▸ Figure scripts
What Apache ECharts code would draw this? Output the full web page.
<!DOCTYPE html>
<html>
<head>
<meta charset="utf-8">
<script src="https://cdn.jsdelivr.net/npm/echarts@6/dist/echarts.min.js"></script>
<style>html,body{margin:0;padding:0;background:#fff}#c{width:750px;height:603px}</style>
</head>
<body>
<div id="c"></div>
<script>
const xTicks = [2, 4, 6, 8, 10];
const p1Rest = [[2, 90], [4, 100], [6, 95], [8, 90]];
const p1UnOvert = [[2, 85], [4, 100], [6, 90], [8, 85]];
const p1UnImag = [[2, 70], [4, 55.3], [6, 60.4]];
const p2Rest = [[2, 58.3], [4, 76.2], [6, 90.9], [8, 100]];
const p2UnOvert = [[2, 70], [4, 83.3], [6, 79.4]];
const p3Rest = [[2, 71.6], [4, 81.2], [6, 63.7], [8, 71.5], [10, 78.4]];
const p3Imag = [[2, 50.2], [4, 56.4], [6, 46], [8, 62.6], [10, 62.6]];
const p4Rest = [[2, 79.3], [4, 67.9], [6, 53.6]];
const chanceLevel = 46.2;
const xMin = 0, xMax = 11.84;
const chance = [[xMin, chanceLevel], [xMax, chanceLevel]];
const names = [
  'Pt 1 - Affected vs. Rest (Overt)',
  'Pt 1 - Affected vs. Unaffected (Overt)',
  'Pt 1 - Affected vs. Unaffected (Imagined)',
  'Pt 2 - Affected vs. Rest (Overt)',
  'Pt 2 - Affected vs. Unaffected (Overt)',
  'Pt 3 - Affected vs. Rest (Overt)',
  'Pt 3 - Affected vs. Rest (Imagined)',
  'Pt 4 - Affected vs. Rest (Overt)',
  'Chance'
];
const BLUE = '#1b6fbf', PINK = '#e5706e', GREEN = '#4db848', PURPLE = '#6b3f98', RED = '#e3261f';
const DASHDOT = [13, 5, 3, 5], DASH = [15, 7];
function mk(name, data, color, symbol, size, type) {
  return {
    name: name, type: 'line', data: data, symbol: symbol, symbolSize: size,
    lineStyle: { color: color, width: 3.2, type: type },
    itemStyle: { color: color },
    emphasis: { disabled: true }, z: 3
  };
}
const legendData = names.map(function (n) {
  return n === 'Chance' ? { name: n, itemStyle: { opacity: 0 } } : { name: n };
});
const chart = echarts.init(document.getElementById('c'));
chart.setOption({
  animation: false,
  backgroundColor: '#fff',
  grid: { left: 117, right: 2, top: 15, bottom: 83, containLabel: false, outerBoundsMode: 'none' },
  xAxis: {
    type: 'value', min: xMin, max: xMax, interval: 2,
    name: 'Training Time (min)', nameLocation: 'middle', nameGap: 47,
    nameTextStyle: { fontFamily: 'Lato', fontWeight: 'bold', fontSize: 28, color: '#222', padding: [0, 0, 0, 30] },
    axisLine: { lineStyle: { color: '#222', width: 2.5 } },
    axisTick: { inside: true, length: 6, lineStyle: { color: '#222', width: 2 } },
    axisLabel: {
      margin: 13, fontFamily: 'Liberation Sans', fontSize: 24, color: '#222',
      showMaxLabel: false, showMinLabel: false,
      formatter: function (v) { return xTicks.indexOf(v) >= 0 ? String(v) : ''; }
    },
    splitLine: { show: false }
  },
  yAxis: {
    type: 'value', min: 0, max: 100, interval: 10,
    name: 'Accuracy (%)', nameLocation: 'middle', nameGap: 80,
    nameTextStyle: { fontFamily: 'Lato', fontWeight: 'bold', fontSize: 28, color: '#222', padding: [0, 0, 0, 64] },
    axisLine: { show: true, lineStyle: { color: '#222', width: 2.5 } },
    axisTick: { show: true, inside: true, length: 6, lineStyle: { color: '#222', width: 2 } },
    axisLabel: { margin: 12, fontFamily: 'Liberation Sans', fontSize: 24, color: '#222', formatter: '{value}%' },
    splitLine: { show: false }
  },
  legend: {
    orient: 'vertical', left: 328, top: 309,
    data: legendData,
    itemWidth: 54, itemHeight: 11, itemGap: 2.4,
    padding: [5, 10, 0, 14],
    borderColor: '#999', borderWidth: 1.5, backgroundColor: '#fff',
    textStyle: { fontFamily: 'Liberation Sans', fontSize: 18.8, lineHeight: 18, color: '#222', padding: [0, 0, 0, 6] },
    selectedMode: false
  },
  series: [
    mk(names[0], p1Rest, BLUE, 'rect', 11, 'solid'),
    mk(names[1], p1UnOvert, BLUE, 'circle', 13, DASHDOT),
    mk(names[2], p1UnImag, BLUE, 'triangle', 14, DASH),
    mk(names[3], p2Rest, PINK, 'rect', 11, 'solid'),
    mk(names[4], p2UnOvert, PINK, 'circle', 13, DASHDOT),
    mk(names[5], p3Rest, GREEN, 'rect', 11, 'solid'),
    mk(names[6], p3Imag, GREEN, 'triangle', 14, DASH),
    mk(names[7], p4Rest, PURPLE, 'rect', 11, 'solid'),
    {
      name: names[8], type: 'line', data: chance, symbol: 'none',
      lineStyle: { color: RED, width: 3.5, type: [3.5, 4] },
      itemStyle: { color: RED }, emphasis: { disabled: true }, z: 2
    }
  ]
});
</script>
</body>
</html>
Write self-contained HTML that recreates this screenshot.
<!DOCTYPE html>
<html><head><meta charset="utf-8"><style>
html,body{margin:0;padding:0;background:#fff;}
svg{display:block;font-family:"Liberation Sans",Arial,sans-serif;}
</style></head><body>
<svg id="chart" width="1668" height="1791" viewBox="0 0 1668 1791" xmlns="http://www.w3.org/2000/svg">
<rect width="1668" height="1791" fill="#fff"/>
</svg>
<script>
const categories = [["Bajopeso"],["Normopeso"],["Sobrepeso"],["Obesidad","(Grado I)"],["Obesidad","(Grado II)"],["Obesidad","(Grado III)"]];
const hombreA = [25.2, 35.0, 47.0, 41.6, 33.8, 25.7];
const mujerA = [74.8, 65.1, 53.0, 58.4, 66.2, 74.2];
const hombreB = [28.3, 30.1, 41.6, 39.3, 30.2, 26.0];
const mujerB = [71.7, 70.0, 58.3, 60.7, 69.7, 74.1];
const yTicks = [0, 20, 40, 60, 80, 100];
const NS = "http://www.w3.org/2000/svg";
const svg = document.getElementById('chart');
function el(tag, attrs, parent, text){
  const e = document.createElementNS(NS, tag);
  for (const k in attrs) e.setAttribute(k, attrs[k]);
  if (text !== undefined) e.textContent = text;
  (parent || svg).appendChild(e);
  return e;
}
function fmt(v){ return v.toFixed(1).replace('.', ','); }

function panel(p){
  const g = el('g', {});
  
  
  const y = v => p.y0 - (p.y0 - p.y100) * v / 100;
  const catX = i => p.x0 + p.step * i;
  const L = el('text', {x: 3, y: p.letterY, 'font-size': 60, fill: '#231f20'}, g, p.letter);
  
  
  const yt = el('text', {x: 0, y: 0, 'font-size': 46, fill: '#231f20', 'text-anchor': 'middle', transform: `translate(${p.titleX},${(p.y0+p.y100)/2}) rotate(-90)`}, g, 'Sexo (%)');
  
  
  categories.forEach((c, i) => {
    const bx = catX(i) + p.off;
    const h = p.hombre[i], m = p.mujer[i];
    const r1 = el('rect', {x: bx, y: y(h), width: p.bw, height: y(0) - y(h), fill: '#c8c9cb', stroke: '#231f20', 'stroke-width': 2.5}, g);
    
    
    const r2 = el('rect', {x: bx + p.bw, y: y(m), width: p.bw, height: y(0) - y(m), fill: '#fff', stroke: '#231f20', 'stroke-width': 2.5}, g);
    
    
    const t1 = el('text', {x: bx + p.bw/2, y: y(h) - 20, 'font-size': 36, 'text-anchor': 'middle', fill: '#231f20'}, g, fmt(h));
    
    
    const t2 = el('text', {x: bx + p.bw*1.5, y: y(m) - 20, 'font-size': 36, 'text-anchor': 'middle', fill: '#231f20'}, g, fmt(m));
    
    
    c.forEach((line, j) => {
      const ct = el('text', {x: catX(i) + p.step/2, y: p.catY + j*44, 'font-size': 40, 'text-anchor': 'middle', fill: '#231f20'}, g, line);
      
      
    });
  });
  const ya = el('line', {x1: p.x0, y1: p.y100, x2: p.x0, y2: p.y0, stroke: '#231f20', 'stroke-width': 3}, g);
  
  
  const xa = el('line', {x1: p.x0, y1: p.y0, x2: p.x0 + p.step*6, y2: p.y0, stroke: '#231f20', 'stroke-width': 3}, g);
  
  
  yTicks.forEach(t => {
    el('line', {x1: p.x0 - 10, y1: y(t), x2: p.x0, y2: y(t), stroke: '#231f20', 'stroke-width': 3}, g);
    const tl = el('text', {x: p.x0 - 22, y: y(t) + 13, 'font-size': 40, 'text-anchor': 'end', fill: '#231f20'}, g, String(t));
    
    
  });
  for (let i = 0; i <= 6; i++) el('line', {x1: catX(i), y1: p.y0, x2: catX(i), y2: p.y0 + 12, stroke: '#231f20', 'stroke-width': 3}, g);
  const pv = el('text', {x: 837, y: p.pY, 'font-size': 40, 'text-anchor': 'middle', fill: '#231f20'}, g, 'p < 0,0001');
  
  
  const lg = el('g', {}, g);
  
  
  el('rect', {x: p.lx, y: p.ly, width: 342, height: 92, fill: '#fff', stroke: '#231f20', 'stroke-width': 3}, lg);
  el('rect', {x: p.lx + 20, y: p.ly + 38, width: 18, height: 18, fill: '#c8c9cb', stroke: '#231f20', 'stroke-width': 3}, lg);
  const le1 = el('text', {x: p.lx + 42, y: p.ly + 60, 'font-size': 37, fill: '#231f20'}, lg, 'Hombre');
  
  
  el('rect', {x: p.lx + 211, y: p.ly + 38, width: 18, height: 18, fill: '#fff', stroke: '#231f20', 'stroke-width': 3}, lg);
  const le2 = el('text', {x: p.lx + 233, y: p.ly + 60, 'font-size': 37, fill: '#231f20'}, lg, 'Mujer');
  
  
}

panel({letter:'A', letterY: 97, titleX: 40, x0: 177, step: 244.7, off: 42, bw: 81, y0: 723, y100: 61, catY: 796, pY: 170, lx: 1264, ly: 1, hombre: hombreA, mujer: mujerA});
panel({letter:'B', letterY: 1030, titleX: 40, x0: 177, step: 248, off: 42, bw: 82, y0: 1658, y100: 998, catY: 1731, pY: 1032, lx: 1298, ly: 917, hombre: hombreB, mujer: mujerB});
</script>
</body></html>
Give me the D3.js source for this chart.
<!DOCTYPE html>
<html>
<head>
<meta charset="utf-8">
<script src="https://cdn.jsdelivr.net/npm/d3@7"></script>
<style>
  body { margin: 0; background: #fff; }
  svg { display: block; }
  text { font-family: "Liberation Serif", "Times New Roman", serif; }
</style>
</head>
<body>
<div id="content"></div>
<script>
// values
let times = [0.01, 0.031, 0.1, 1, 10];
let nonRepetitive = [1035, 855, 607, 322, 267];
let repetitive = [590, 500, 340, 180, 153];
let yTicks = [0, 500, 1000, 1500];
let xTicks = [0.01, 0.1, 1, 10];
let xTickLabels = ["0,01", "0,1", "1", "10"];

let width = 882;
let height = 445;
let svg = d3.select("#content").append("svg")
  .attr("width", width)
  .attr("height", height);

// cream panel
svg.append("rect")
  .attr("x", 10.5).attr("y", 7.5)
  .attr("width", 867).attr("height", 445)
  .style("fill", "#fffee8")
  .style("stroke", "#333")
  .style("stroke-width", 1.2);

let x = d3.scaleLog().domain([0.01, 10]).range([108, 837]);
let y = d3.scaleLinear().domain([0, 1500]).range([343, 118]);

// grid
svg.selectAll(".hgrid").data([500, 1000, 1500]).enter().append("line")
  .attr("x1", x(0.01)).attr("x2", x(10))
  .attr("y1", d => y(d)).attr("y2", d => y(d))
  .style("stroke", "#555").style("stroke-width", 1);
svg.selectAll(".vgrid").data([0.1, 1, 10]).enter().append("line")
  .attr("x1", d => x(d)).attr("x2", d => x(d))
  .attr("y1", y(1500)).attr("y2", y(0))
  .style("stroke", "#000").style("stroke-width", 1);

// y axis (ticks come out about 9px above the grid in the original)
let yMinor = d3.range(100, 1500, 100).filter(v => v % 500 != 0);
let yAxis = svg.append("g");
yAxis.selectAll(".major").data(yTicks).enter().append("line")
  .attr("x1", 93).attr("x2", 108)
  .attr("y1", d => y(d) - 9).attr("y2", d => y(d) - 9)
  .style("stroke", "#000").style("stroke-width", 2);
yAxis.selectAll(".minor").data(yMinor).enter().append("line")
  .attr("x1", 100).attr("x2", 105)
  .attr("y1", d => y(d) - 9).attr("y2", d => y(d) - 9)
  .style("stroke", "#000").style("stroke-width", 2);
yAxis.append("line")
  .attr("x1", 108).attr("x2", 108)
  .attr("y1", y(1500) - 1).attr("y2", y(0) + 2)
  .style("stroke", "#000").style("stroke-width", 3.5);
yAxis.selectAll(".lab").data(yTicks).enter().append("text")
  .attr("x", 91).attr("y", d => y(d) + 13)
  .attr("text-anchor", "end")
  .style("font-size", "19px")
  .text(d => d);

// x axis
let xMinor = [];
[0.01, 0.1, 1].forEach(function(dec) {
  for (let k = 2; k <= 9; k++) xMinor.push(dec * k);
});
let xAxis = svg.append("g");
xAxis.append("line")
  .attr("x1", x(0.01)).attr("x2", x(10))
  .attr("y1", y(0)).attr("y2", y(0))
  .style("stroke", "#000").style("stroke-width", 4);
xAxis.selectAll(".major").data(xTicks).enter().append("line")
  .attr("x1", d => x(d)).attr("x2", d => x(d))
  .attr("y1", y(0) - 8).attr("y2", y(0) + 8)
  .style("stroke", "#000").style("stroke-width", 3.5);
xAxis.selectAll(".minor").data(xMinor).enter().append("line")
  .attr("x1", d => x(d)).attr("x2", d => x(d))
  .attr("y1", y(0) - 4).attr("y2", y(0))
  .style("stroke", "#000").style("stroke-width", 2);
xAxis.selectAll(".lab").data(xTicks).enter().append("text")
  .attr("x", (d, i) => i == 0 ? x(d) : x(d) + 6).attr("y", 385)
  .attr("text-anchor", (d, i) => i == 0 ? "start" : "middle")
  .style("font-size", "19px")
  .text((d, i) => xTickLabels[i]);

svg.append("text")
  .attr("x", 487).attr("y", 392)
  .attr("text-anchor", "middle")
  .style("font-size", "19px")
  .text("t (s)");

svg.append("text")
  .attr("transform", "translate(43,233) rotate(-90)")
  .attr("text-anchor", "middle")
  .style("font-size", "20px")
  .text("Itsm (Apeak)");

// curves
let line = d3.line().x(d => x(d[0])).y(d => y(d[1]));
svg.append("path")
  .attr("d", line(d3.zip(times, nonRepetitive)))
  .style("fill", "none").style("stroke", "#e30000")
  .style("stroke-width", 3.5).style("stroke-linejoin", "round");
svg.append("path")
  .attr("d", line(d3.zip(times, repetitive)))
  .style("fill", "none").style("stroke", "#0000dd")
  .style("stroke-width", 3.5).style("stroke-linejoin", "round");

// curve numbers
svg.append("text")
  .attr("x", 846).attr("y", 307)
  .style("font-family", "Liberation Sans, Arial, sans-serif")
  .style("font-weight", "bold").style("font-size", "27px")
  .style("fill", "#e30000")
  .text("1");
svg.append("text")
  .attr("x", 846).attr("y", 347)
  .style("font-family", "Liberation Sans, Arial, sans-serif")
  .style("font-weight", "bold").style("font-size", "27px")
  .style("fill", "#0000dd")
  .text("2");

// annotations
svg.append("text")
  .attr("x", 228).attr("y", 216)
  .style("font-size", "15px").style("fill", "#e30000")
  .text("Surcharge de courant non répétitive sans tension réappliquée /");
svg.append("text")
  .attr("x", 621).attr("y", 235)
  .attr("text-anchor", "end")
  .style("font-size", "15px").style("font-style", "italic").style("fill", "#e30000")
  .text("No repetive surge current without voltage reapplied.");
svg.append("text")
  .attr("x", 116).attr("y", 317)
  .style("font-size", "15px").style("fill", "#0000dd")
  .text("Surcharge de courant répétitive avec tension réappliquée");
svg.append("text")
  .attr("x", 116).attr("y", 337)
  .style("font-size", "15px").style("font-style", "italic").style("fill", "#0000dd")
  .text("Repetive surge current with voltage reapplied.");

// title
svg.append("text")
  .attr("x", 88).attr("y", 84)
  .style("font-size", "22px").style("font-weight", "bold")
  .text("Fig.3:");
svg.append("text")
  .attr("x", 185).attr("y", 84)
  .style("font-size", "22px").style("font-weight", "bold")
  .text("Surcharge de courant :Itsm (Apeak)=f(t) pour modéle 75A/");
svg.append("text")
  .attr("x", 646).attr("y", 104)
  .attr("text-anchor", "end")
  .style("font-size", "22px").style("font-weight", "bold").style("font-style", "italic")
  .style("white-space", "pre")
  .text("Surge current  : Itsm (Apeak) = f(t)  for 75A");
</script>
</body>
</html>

▸ Given exercise
Identify every line where the string "this" appears.

▸ Full answer
What Apache ECharts code would draw this? Output the full web page.
Write self-contained HTML that recreates this screenshot.
Give me the D3.js source for this chart.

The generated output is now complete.